**What the task requires:**
Look at the data below and print exactly the lines from its first line through the line with "(granulosa) at (663,222)"; the pictures stay out of the copy.
-- Begin Data block --
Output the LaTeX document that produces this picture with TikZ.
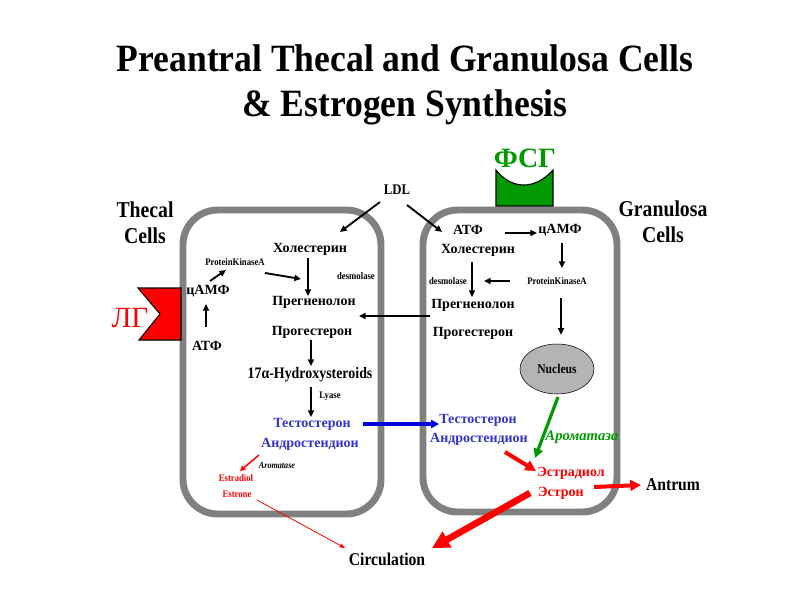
\documentclass[tikz,border=0pt]{standalone}
\usepackage{fontspec}
\setmainfont{Liberation Serif}
\newfontfamily\narrowfont[FakeStretch=0.87]{Liberation Serif}
\newfontfamily\titlefont[FakeStretch=0.92]{Liberation Serif}
\usetikzlibrary{arrows.meta,calc,shapes.geometric}
\definecolor{cellgray}{HTML}{808080}
\definecolor{hormred}{HTML}{FF0000}
\definecolor{fshgreen}{HTML}{009900}
\definecolor{steroidblue}{HTML}{3333CC}
\definecolor{arrowblue}{HTML}{0000DD}
\definecolor{nucgray}{HTML}{B4B4B4}
\tikzset{
  ru/.style={inner sep=0pt,font=\bfseries\fontsize{10.5}{12}\selectfont},
  lat/.style={inner sep=0pt,font=\narrowfont\bfseries\fontsize{12}{13}\selectfont},
  tinylat/.style={inner sep=0pt,font=\narrowfont\bfseries\fontsize{7.5}{8}\selectfont},
  heading/.style={inner sep=0pt,align=center,
                  font=\narrowfont\bfseries\fontsize{17}{19.5}\selectfont},
  cell/.style={draw=cellgray,line width=5.2pt,rounded corners=26pt},
  arr/.style={-{Triangle[length=5pt,width=4.5pt]},line width=1.4pt},
  bluearr/.style={-{Triangle[length=6pt,width=6pt]},line width=2.4pt,
                  draw=arrowblue},
  greenarr/.style={-{Triangle[length=7pt,width=7pt]},line width=2.4pt,
                   draw=fshgreen},
  redarr/.style={-{Triangle[length=8pt,width=8pt]},line width=3pt,
                 draw=hormred},
  bigredarr/.style={-{Triangle[length=13pt,width=13pt]},line width=5pt,
                    draw=hormred},
  thinredarr/.style={-{Triangle[length=4pt,width=3pt]},line width=0.6pt,
                     draw=hormred}
}
\begin{document}
\begin{tikzpicture}[x=0.75pt,y=-0.75pt]
  \useasboundingbox (0,0) rectangle (800,600);

  % title
  \node[align=center,inner sep=0pt,
        font=\titlefont\bfseries\fontsize{29}{33.75}\selectfont]
    (title) at (405,85) {Preantral Thecal and Granulosa Cells\\
                         \& Estrogen Synthesis};

  % the two cells
  \draw[cell] (183,210) rectangle (381,514);
  \draw[cell] (423,210) rectangle (617,512);
  \node[heading] (thecal) at (145,223) {Thecal\\Cells};
  \node[heading] (granulosa) at (663,222) {Granulosa\\Cells};

  % receptors
  \draw[fill=hormred,line width=0.8pt] (138,288) -- (181,288) -- (181,340)
    -- (139,340) -- (160,314) -- cycle;
  \node[inner sep=0pt,text=hormred,font=\fontsize{22}{22}\selectfont]
    (lh) at (130,318) {ЛГ};
  \draw[fill=fshgreen,line width=0.8pt] (496,206) -- (496,170)
    .. controls (512,190) and (535,190) .. (553,170) -- (553,206) -- cycle;
  \node[inner sep=0pt,text=fshgreen,font=\bfseries\fontsize{21}{21}\selectfont]
    (fsh) at (525,158) {ФСГ};

  \node[lat,font=\narrowfont\bfseries\fontsize{11}{12}\selectfont]
    (ldl) at (397,190) {LDL};

  % thecal cell
  \node[tinylat] (lpka) at (235,262) {ProteinKinaseA};
  \node[ru] (lcamp) at (208,291) {цАМФ};
  \node[ru] (latp) at (207,346) {АТФ};
  \node[ru] (lchol) at (310,249) {Холестерин};
  \node[tinylat] (ldes) at (356,276) {desmolase};
  \node[ru] (lpreg) at (314,302) {Прегненолон};
  \node[ru] (lprog) at (312,332) {Прогестерон};
  \node[lat] (lhyd) at (310,375) {17α-Hydroxysteroids};
  \node[tinylat] (llyase) at (330,396) {Lyase};
  \node[ru,text=steroidblue] (ltest) at (312,424) {Тестостерон};
  \node[ru,text=steroidblue] (landro) at (310,444) {Андростендион};
  \node[inner sep=0pt,font=\narrowfont\bfseries\itshape\fontsize{7}{8}\selectfont]
    (laro) at (277,465) {Aromatase};
  \node[inner sep=0pt,text=hormred,
        font=\narrowfont\bfseries\fontsize{7.5}{8}\selectfont]
    (lestd) at (236,478) {Estradiol};
  \node[inner sep=0pt,text=hormred,
        font=\narrowfont\bfseries\fontsize{7.5}{8}\selectfont]
    (lestn) at (237,494) {Estrone};

  % granulosa cell
  \node[ru] (ratp) at (468,230) {АТФ};
  \node[ru] (rcamp) at (560,230) {цАМФ};
  \node[ru] (rchol) at (478,250) {Холестерин};
  \node[tinylat] (rpka) at (557,281) {ProteinKinaseA};
  \node[tinylat] (rdes) at (448,281) {desmolase};
  \node[ru] (rpreg) at (473,305) {Прегненолон};
  \node[ru] (rprog) at (473,333) {Прогестерон};
  \node[ellipse,draw,fill=nucgray,minimum width=55.5pt,minimum height=37.5pt,
        inner sep=0pt,font=\narrowfont\bfseries\fontsize{10}{12}\selectfont]
    (nucleus) at (557,369) {Nucleus};
  \node[inner sep=0pt,text=fshgreen,
        font=\bfseries\itshape\fontsize{11}{12}\selectfont]
    (raro) at (582,437) {Ароматаза};
  \node[ru,text=steroidblue] (rtest) at (478,420) {Тестостерон};
  \node[ru,text=steroidblue] (randro) at (479,439) {Андростендион};
  \node[ru,text=hormred] (restd) at (571,473) {Эстрадиол};
  \node[ru,text=hormred] (restn) at (561,493) {Эстрон};

  \node[inner sep=0pt,font=\narrowfont\bfseries\fontsize{13.5}{14}\selectfont]
    (antrum) at (673,485) {Antrum};
  \node[inner sep=0pt,font=\narrowfont\bfseries\fontsize{13.5}{14}\selectfont]
    (circ) at (387,559) {Circulation};

  % connectors, thecal side
  \draw[arr] ($(ldl)+(-17,12)$) -- ($(lchol)+(30,-17)$);
  \draw[arr] ($(ldl)+(10,15)$) -- ($(rchol)+(-36,-18)$);
  \draw[arr] ($(latp)+(-1,-19)$) -- ($(lcamp)+(-2,13)$);
  \draw[arr] ($(lcamp)+(2,-10)$) -- ($(lpka)+(-9,8)$);
  \draw[arr] ($(lpka)+(30,11)$) -- ($(lpreg)+(-13,-23)$);
  \draw[arr] ($(lchol)+(-2,9)$) -- ($(lpreg)+(-6,-6)$);
  \draw[arr] ($(rpreg)!0.5!(rprog)+(-43,-3)$) -- ($(lpreg)!0.5!(lprog)+(46,-1)$);
  \draw[arr] ($(lprog)+(-1,8)$) -- ($(lhyd)+(1,-9)$);
  \draw[arr] ($(lhyd)+(1,12)$) -- ($(ltest)+(-1,-7)$);
  \draw[bluearr] ($(ltest.east)+(12,0)$) -- (rtest.west |- ltest);
  \draw[-{Triangle[length=4pt,width=4pt]},line width=1.1pt,draw=hormred]
    ($(landro)+(-51,11)$) -- ($(lestd)+(4,-7)$);
  \draw[thinredarr] ($(lestn)+(20,6)$) -- ($(circ)+(-42,-11)$);

  % connectors, granulosa side
  \draw[arr] ($(ratp)+(37,3)$) -- ($(rcamp)+(-23,3)$);
  \draw[arr] ($(rcamp)+(2,13)$) -- ($(rpka)+(5,-13)$);
  \draw[arr] ($(rpka)+(-47,0)$) -- ($(rdes)+(36,0)$);
  \draw[arr] ($(rchol)+(-6,12)$) -- ($(rpreg)+(-1,-8)$);
  \draw[arr] ($(rpka)+(4,17)$) -- ($(nucleus.north)+(4,-9)$);
  \draw[greenarr] ($(nucleus)+(1,28)$) -- ($(restd)+(-36,-15)$);
  \draw[redarr] ($(randro)+(26,13)$) -- ($(restd)+(-35,-2)$);
  \draw[redarr] ($(restn)+(33,-6)$) -- ($(antrum)+(-32,0)$);
  \draw[bigredarr] ($(restn)+(-31,0)$) -- ($(circ)+(45,-11)$);
\end{tikzpicture}
\end{document}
-- End Data block --
**Written response:**
Output the LaTeX document that produces this picture with TikZ.
\documentclass[tikz,border=0pt]{standalone}
\usepackage{fontspec}
\setmainfont{Liberation Serif}
\newfontfamily\narrowfont[FakeStretch=0.87]{Liberation Serif}
\newfontfamily\titlefont[FakeStretch=0.92]{Liberation Serif}
\usetikzlibrary{arrows.meta,calc,shapes.geometric}
\definecolor{cellgray}{HTML}{808080}
\definecolor{hormred}{HTML}{FF0000}
\definecolor{fshgreen}{HTML}{009900}
\definecolor{steroidblue}{HTML}{3333CC}
\definecolor{arrowblue}{HTML}{0000DD}
\definecolor{nucgray}{HTML}{B4B4B4}
\tikzset{
  ru/.style={inner sep=0pt,font=\bfseries\fontsize{10.5}{12}\selectfont},
  lat/.style={inner sep=0pt,font=\narrowfont\bfseries\fontsize{12}{13}\selectfont},
  tinylat/.style={inner sep=0pt,font=\narrowfont\bfseries\fontsize{7.5}{8}\selectfont},
  heading/.style={inner sep=0pt,align=center,
                  font=\narrowfont\bfseries\fontsize{17}{19.5}\selectfont},
  cell/.style={draw=cellgray,line width=5.2pt,rounded corners=26pt},
  arr/.style={-{Triangle[length=5pt,width=4.5pt]},line width=1.4pt},
  bluearr/.style={-{Triangle[length=6pt,width=6pt]},line width=2.4pt,
                  draw=arrowblue},
  greenarr/.style={-{Triangle[length=7pt,width=7pt]},line width=2.4pt,
                   draw=fshgreen},
  redarr/.style={-{Triangle[length=8pt,width=8pt]},line width=3pt,
                 draw=hormred},
  bigredarr/.style={-{Triangle[length=13pt,width=13pt]},line width=5pt,
                    draw=hormred},
  thinredarr/.style={-{Triangle[length=4pt,width=3pt]},line width=0.6pt,
                     draw=hormred}
}
\begin{document}
\begin{tikzpicture}[x=0.75pt,y=-0.75pt]
  \useasboundingbox (0,0) rectangle (800,600);

  % title
  \node[align=center,inner sep=0pt,
        font=\titlefont\bfseries\fontsize{29}{33.75}\selectfont]
    (title) at (405,85) {Preantral Thecal and Granulosa Cells\\
                         \& Estrogen Synthesis};

  % the two cells
  \draw[cell] (183,210) rectangle (381,514);
  \draw[cell] (423,210) rectangle (617,512);
  \node[heading] (thecal) at (145,223) {Thecal\\Cells};
  \node[heading] (granulosa) at (663,222) {Granulosa\\Cells};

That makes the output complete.